[BETA RELEASE] Sonos Edge-TTS server app for text to speech

This project provides a local, secure, Sonos-compatible text-to-speech (TTS) system for Hubitat Elevation using Microsoft’s Edge-TTS neural voices. It is designed as a modern alternative to Echo Speaks, especially after recent Amazon / Alexa changes that broke cookie-based authentication and device discovery for many users.

If you have Sonos speakers and want fast, high-quality TTS without relying on Alexa logins, cookies, Heroku, or cloud services — this project is for you. You can of course just use any of the built-in voices, but all of them sound very robotic compared to the more refined voices used here. This project uses the natural sounding voices from the Microsoft Edge-TTS project.
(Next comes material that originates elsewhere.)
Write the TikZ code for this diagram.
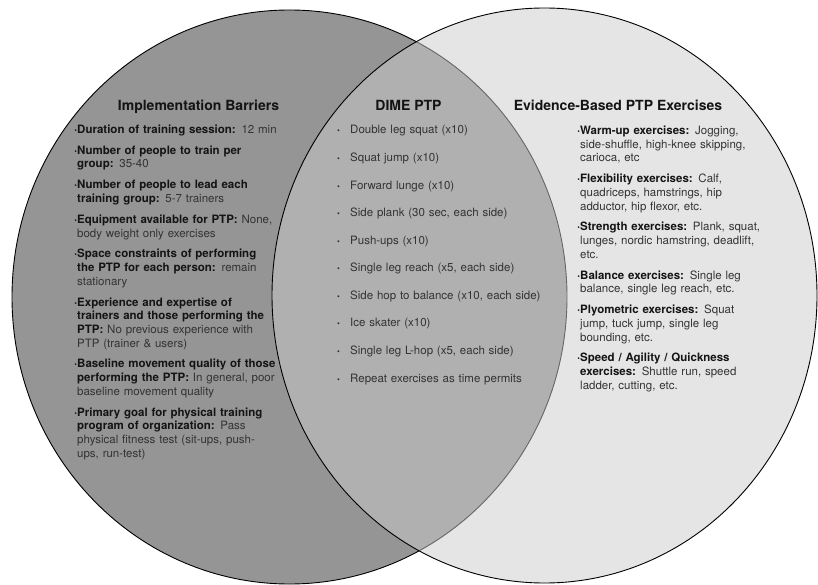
\documentclass[tikz,border=0pt]{standalone}
\usepackage{fontspec}
\setmainfont{TeX Gyre Heros}
\definecolor{leftfill}{gray}{0.585}
\definecolor{rightfill}{gray}{0.8}
\definecolor{boldcol}{HTML}{141414}
\definecolor{regcol}{HTML}{333333}
\newcommand\hd[1]{\textbf{\color{boldcol}#1}}
\newcommand\bul{\llap{\textbf{\color{boldcol}·}}}
\newcommand\mbul{\llap{\makebox[13pt][l]{\fontsize{8}{8}\selectfont •}}}
\tikzset{
  circ/.style={line width=0.9pt, draw=black},
  ttl/.style={inner sep=0pt, anchor=base, font=\fontsize{14}{16}\bfseries\selectfont, text=boldcol},
  itm/.style={inner sep=0pt, anchor=base west, align=left, text width=250pt,
    font=\fontsize{11.5}{13.7}\selectfont, text=regcol},
}
\begin{document}
\begin{tikzpicture}[x=1pt,y=-1pt]
\useasboundingbox (0,0) rectangle (818,585);
\path[circ, fill=leftfill] (289.5,297) ellipse [x radius=277.5, y radius=287];
\path[circ, fill=rightfill, fill opacity=0.5] (544.5,295.5) ellipse [x radius=272.5, y radius=287.5];

\node[ttl] (t1) at (198.5,110.5) {Implementation Barriers};
\node[ttl] (t2) at (408.5,110.5) {DIME PTP};
\node[ttl] (t3) at (618,110.5) {Evidence-Based PTP Exercises};

% left column
\node[itm] (l1) at (77,133.5) {\bul\hd{Duration of training session:} 12 min};
\node[itm] (l2) at (77,154.3) {\bul\hd{Number of people to train per}\\\hd{group:} 35-40};
\node[itm] (l3) at (77,188.8) {\bul\hd{Number of people to lead each}\\\hd{training group:} 5-7 trainers};
\node[itm] (l4) at (77,223.3) {\bul\hd{Equipment available for PTP:} None,\\body weight only exercises};
\node[itm] (l5) at (77,257.8) {\bul\hd{Space constraints of performing}\\\hd{the PTP for each person:} remain\\stationary};
\node[itm] (l6) at (77,306.0) {\bul\hd{Experience and expertise of}\\\hd{trainers and those performing the}\\\hd{PTP:} No previous experience with\\PTP (trainer \& users)};
\node[itm] (l7) at (77,367.9) {\bul\hd{Baseline movement quality of those}\\\hd{performing the PTP:} In general, poor\\baseline movement quality};
\node[itm] (l8) at (77,416.1) {\bul\hd{Primary goal for physical training}\\\hd{program of organization:} Pass\\physical fitness test (sit-ups, push-\\ups, run-test)};

% middle column
\node[itm] (m1) at (350,134.0) {\mbul Double leg squat (x10)};
\node[itm] (m2) at (350,161.6) {\mbul Squat jump (x10)};
\node[itm] (m3) at (350,189.1) {\mbul Forward lunge (x10)};
\node[itm] (m4) at (350,216.7) {\mbul Side plank (30 sec, each side)};
\node[itm] (m5) at (350,244.2) {\mbul Push-ups (x10)};
\node[itm] (m6) at (350,271.8) {\mbul Single leg reach (x5, each side)};
\node[itm] (m7) at (350,299.3) {\mbul Side hop to balance (x10, each side)};
\node[itm] (m8) at (350,326.9) {\mbul Ice skater (x10)};
\node[itm] (m9) at (350,354.4) {\mbul Single leg L-hop (x5, each side)};
\node[itm] (m10) at (350,382.0) {\mbul Repeat exercises as time permits};

% right column
\node[itm] (r1) at (580,134.5) {\bul\hd{Warm-up exercises:} Jogging,\\side-shuffle, high-knee skipping,\\carioca, etc};
\node[itm] (r2) at (580,182.7) {\bul\hd{Flexibility exercises:} Calf,\\quadriceps, hamstrings, hip\\adductor, hip flexor, etc.};
\node[itm] (r3) at (580,230.9) {\bul\hd{Strength exercises:} Plank, squat,\\lunges, nordic hamstring, deadlift,\\etc.};
\node[itm] (r4) at (580,279.1) {\bul\hd{Balance exercises:} Single leg\\balance, single leg reach, etc.};
\node[itm] (r5) at (580,313.6) {\bul\hd{Plyometric exercises:} Squat\\jump, tuck jump, single leg\\bounding, etc.};
\node[itm] (r6) at (580,361.8) {\bul\hd{Speed / Agility / Quickness}\\\hd{exercises:} Shuttle run, speed\\ladder, cutting, etc.};
\end{tikzpicture}
\end{document}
It utilizes the edge-tts Python Module.

:sparkles: Features

  • 100% local (runs on any Linux machine: DGX, Pi, NUC, VM, etc.)
  • Uses Microsoft Edge-TTS neural voices — free and high-quality
  • Works with any Sonos speaker connected to Hubitat
  • Per-Sonos virtual TTS devices (one virtual per physical speaker)
  • Simple speak() support:
    • speak(text)
    • speak(text, volume)
    • speak(text, volume, voiceId)
  • Optional per-call volume override with automatic volume restore
  • Optional per-call voice override while still supporting a default voice
  • Secure shared-secret token for /generate endpoint
  • Tiny footprint — just Flask + edge-tts + ffmpeg
  • No cookies, no Amazon login, no Heroku deployment

:triangular_ruler: Architecture Overview

High-level flow:

  1. Hubitat (Edge TTS App) sends POST to /generate on your Linux box:
    {"text": "...", "voiceId": "...", "token": "..."}

  2. The Python server:

    • Calls Edge-TTS to generate speech
    • Uses ffmpeg to normalize the audio
    • Writes a small MP3 file named tts.mp3 on disk
  3. Hubitat then calls playTrack("http://<server>:5005/stream-tts.mp3") on your chosen Sonos device(s)

  4. Sonos connects directly to the Python server and streams tts.mp3 via /stream-tts.mp3

The /stream-tts.mp3 endpoint responds like a proper MP3 file service:

  • Content-Type: audio/mpeg
  • Content-Length: ...
  • Accept-Ranges: bytes
  • Optional Range support / 206 responses

:open_file_folder: Project Files

Place these in your project/repository:

File Description
server_dgx.py Main Python TTS server (Flask + edge-tts + ffmpeg + streaming)
edge-tts.service systemd service unit to run the TTS server on boot
edgetts.groovy Hubitat App: manages Sonos devices and sends TTS requests
edgespeaker.groovy Hubitat Driver: virtual TTS speaker devices for each Sonos
README.md This documentation

:fire: Quick Start Guide

  • Install the server_dgx.py application on a suitable Linux/Unix based platform on your local LAN
  • Run the app in a virtual Python environment or optionally set it up as a service
  • Load the .groovy files onto your Hubitat hub
  • edgetts.groovy goes into the Apps code area
  • edgespeaker.groovy goes into the Drivers code area
  • Add a new User App of type Edge TTS type, fill out the required fields
  • A text to voice Sonos child device will be created for each Sonos you select
  • Use one of those devices instead of Alexa Speaks devices anywhere you need speech

Detailed Instructions

Available in the README.md file in the repository


:clipboard: Examples

The parent App looks like this:

The created devices will look like this. Only the first field is required. If volume is specified, it will be used, and the prior volume restored after the text is played.

5 Likes

[EDIT] Update posted.

The en-US-CoraNeural voice is no longer available so the app will fail if you select that voice. I posted an update today that removes that voice from the list and checks for valid voices in the main function.